There was no immediate comment from rebels to the PETA's letter.

It is an amazing loss of perspective when scaring zoo animals (not even killing them!) gets an organization worked up enough to send out such a letter when just merely killing people did not.

5 Comments

  1. Bearster:

    Not an accidental loss of perspective, but a deliberate attempt to destroy the distinction between murder of people vs. property damage--and then to rewrite the concepts so that animals are elevated above humans.

  2. Dave Moelling:

    It was the same think with "Nuclear Winter". The prime assumuption was that the Soviet Union and the West shot off their entire nuclear arsenal at once. Somehow the idea of every major city in the northern hemisphere destroyed with consequent fall out and chaos was not chastening enought, we had to then create a climate catastrophe.

    Implicitly the assumption was that humanity had it coming to us, but it was unfair to involve deer and chipmunks. The green version of original sin pervades most of this type of thinking.

  3. Craig:

    To liberals, terrorism is just another form of warfare, and in conflicts like the one in Sri Lanka, the two sides are morally equivalent.

  4. happyjuggler0:

    Hey, this isn't right.
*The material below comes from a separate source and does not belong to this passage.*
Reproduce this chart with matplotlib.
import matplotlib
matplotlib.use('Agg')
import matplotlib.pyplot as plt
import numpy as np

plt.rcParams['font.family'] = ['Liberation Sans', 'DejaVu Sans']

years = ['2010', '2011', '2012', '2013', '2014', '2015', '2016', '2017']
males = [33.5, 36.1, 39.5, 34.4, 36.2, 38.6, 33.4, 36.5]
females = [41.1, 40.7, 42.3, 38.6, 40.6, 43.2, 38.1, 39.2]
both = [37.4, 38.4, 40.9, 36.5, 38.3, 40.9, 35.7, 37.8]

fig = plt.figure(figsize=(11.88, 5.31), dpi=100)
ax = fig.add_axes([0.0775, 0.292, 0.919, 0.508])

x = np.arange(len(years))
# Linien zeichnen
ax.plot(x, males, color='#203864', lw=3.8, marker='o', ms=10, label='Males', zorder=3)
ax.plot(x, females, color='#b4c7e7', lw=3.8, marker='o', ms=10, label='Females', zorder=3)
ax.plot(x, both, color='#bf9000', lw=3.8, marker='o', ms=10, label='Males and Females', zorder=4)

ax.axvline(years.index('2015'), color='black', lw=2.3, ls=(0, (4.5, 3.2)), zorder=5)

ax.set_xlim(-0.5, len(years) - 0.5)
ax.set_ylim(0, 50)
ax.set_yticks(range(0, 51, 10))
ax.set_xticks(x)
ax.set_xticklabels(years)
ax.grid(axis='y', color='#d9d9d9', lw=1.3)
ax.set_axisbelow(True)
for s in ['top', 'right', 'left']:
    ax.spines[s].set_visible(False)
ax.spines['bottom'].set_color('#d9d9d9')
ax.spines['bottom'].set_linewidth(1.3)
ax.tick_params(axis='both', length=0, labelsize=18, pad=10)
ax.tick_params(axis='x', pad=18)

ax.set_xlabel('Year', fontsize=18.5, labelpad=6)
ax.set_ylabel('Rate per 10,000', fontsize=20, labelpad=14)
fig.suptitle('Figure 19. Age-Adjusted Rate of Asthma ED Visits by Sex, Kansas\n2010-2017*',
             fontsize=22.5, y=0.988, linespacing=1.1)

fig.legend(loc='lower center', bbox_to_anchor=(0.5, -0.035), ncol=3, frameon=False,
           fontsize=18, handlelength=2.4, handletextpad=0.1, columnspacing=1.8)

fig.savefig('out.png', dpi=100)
People are animals too!

  5. Jens Fiederer:

    Actually, this one doesn't strike me as THAT bad.
    The killing of the humans is an INTENTIONAL effort.
    The scaring of the animals may have been UNINTENTIONAL.
    There is some chance terrorists might be willing to listen to an appeal on the latter topic.

    Multiplying the likelihood of a request to spare the humans (pretty much zero) with the value of lives (no matter how high that is) spared might VERY well generate a lower value than the likelihood of not scaring little birdies multiplied with the value of calm birds.